- Born: Megha Patodia 20 November 1976 (age 49)
- Education: Wharton School of Business
- Spouse: Aditya Mittal
- Children: 3

= Megha Mittal =

Indian fashion entrepreneur (born 1976)

Megha Mittal (born 20 November 1976 in Kolkata, India) is an Indian fashion entrepreneur. She is the former chairperson and managing director of the German fashion luxury brand Escada.

She is the daughter-in-law of Lakshmi Mittal, an Indian billionaire businessman.

She is a member on the Board of Advisors of the Wharton School since June 2020. She and her husband, Aditya Mittal, actively donate to philanthropic causes related to child health both in India and the UK.

==Education and career==
Megha is the daughter of Mahendra Kumar Patodia of Hyderabad She completed her schooling from Hyderabad Public School.

Mittal graduated from the Wharton School of Business in 1997, with a B.S. in Economics with concentration in Finance.

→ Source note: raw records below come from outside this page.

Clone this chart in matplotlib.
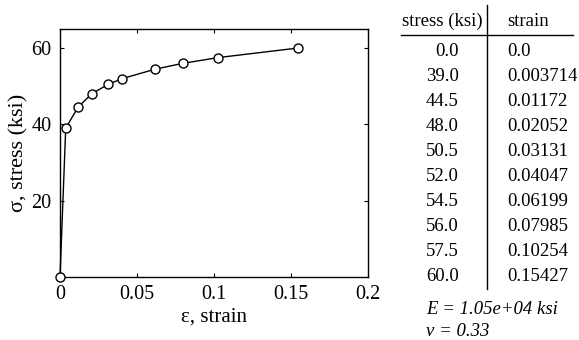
import matplotlib
matplotlib.use("Agg")
import matplotlib.pyplot as plt
from matplotlib.lines import Line2D

plt.rcParams['font.family'] = ['Liberation Serif', 'DejaVu Serif']

stress = [0.0, 39.0, 44.5, 48.0, 50.5, 52.0, 54.5, 56.0, 57.5, 60.0]
strain = [0.0, 0.003714, 0.01172, 0.02052, 0.03131, 0.04047, 0.06199, 0.07985, 0.10254, 0.15427]
strain_labels = ['0.0', '0.003714', '0.01172', '0.02052', '0.03131',
                 '0.04047', '0.06199', '0.07985', '0.10254', '0.15427']
x_ticks = [0, 0.05, 0.1, 0.15, 0.2]
x_tick_labels = ['0', '0.05', '0.1', '0.15', '0.2']
y_ticks = [20, 40, 60]
E_text = 'E = 1.05e+04 ksi'
nu_text = '\u03bd = 0.33'

W, H = 579, 340
fig = plt.figure(figsize=(W / 100, H / 100), dpi=100)

# axes box in pixels: left 60, right 368, top 29, bottom 277
ax = fig.add_axes([60 / W, 1 - 277 / H, (368 - 60) / W, (277 - 29) / H])
ax.plot(strain, stress, '-o', color='black', lw=1.0, ms=6.5,
        mfc='white', mec='black', mew=1.0, clip_on=False, zorder=3)
ax.set_xlim(0, 0.2)
ax.set_ylim(0, 65)
ax.set_xticks(x_ticks)
ax.set_xticklabels(x_tick_labels)
ax.set_yticks(y_ticks)
ax.tick_params(direction='in', length=3, width=0.8, labelsize=14.5,
               top=True, right=True, pad=6)
for s in ax.spines.values():
    s.set_linewidth(1.0)
ax.set_xlabel('\u03b5, strain', fontsize=15, labelpad=2)
ax.set_ylabel('\u03c3, stress (ksi)', fontsize=16, labelpad=2)

# table on the right, in pixel coords
def fx(px):
    return px / W

def fy(py):
    return 1 - py / H

fs = 13.5
fig.text(fx(442), fy(21), 'stress (ksi)', ha='center', va='center', fontsize=fs)
fig.text(fx(507), fy(21), 'strain', ha='left', va='center', fontsize=fs)
fig.add_artist(Line2D([fx(401), fx(573)], [fy(35), fy(35)], color='black', lw=1.0))
fig.add_artist(Line2D([fx(487), fx(487)], [fy(5), fy(289)], color='black', lw=1.0))

row0 = 52
dy = 24.9
for i in range(len(stress)):
    y = row0 + i * dy
    fig.text(fx(459), fy(y), '%.1f' % stress[i], ha='right', va='center', fontsize=fs)
    fig.text(fx(507), fy(y), strain_labels[i], ha='left', va='center', fontsize=fs)

fig.text(fx(426), fy(309), E_text, ha='left', va='center', fontsize=fs, style='italic')
fig.text(fx(426), fy(331), nu_text, ha='left', va='center', fontsize=fs, style='italic')

fig.savefig('out.png', dpi=100)
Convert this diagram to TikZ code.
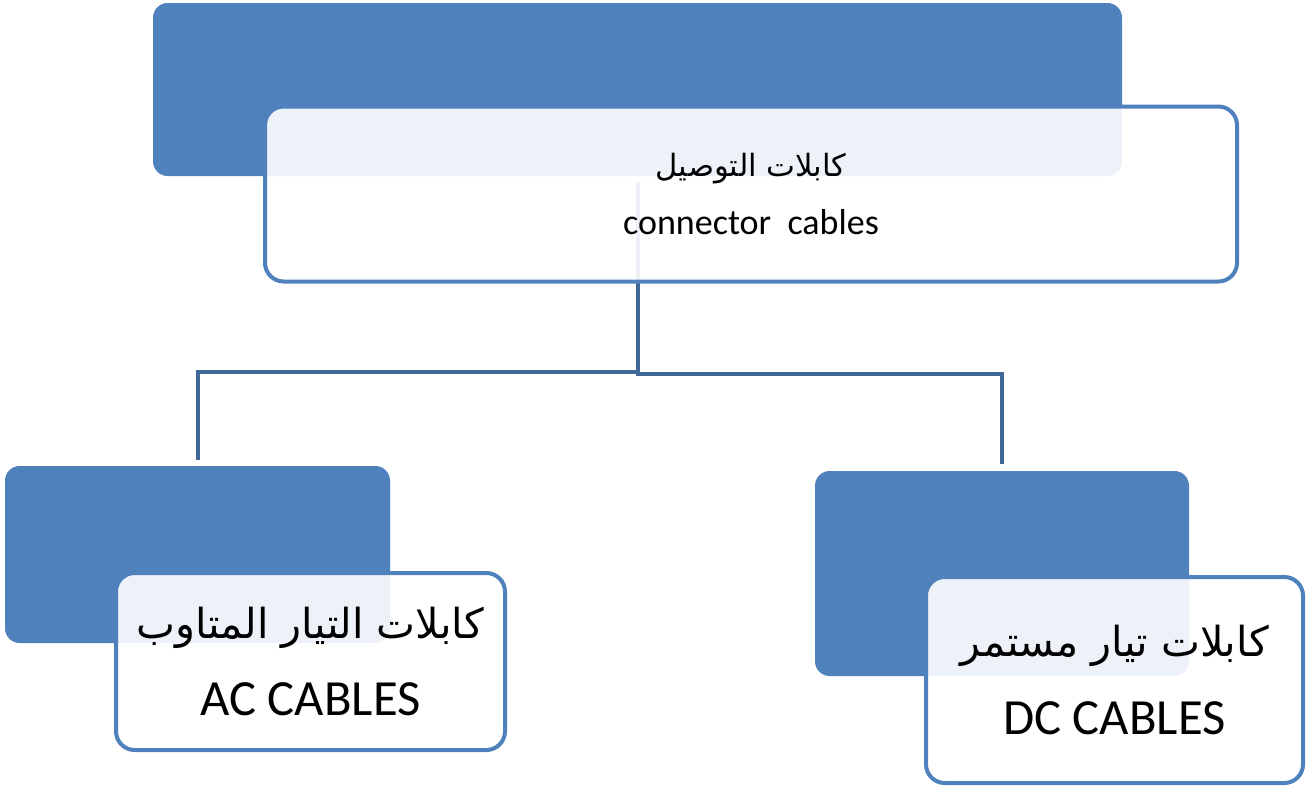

She subsequently joined the Investment Bank Goldman Sachs as an Analyst in the Research Department. In 2003, she obtained a Postgraduate Degree in Architectural Interior Design at the Inchbald School of Design in London. Mittal left Goldman Sachs after one year.

In November 2009, she acquired Escada and revamped the company into a modern luxury and lifestyle brand.